Interpreting results#

The associations rules are stored here in the final associations dataset, which is shown below.

The first column, rules, is structured as {Movie A} => {Movie B}. It can be interpreted as people who saw Movie A also saw Movie B.

Dataiku screenshot showing the output dataset.

It then includes three important statistics:

  • The support is the fraction of people who saw both movies among the entire dataset.

  • The confidence tells us the percentage of people who saw Movie A, also saw Movie B.

  • Finally, the lift is an interesting measure that will allow us to remove trivial rules, those that could appear only because both movies in the rule are popular. It is a correlation measure based on the fact that the actual joint probability of seeing both movies is higher than the one if they were independent.
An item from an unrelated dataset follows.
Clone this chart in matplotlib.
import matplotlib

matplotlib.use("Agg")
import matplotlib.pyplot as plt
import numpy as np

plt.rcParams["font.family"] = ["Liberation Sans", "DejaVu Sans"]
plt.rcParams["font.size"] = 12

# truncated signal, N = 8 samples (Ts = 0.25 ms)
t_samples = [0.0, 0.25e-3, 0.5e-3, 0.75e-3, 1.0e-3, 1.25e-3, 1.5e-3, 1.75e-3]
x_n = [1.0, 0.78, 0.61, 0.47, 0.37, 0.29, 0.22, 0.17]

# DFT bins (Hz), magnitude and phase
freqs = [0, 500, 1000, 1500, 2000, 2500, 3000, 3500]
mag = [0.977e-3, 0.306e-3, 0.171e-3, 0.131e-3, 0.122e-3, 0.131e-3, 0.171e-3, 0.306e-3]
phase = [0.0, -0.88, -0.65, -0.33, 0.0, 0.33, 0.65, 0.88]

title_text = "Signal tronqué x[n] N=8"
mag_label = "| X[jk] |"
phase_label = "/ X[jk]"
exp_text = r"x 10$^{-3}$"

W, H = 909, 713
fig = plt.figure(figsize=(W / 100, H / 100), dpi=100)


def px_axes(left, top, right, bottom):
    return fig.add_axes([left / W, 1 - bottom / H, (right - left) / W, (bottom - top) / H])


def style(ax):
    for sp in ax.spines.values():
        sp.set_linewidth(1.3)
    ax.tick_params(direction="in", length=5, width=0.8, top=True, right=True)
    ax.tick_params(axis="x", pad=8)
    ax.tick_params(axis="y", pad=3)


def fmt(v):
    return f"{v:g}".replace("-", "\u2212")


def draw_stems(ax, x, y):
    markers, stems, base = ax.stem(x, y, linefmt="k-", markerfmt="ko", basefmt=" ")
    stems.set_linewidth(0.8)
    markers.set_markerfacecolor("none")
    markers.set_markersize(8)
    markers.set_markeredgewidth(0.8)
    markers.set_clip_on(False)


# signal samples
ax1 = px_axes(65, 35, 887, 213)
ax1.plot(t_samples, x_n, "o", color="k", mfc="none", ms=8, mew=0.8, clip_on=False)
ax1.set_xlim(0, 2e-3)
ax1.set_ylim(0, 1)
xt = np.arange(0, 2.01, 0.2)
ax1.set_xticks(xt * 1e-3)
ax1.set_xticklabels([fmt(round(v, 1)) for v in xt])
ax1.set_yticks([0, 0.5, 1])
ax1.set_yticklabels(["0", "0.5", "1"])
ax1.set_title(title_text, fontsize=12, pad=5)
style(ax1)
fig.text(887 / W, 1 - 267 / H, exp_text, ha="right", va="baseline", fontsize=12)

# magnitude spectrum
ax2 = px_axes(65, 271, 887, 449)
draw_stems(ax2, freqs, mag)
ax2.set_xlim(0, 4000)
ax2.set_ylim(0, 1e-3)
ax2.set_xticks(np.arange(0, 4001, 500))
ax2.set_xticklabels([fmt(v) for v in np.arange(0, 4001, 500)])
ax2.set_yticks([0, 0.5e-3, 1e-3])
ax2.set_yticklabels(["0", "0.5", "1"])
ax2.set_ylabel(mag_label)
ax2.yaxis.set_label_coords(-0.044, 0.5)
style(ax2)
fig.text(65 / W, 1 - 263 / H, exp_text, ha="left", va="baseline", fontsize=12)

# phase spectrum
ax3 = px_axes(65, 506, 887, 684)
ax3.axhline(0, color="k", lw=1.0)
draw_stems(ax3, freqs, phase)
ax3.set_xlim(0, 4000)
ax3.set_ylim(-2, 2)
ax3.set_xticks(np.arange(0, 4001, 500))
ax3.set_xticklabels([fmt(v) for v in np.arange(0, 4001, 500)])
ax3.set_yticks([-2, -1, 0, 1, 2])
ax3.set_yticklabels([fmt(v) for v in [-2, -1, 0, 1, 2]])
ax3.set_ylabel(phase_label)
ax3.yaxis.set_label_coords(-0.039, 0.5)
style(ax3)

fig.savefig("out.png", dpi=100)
Rules with a lift higher than 1 are the rules of greatest interest. The higher value, the higher the correlation. Going further, you may want to experiment adjusting the parameters of the algorithm, being more or less restrictive in terms of different settings.
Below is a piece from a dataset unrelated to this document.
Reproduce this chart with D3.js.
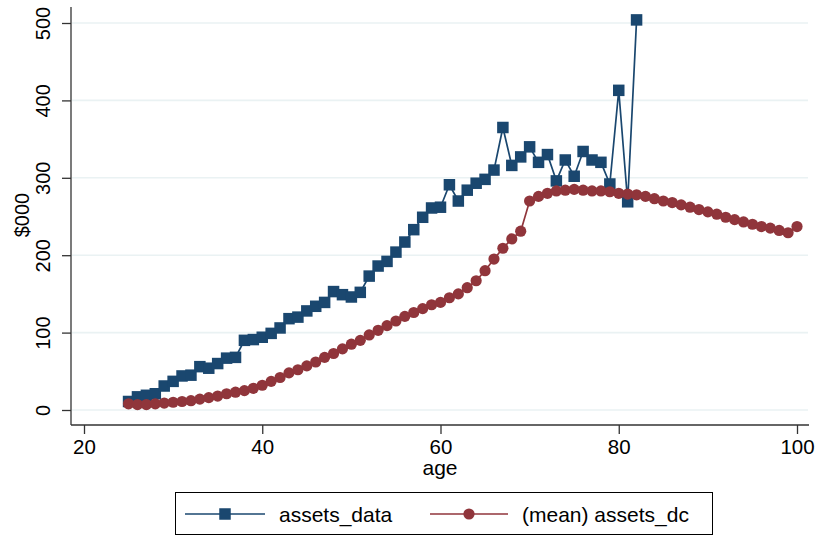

In this sample, some of the rules with the highest lift score make sense. Some rules includes two films from the same trilogy (Three Colors), a film and its sequel (Ace Ventura), or two films from the same director (Mallrats and Clerks).

Wrap-up#

Congratulations! You have created a workflow that takes advantage of the visual interface of Dataiku for data wrangling, while also harnessing a statistical technique from an R package.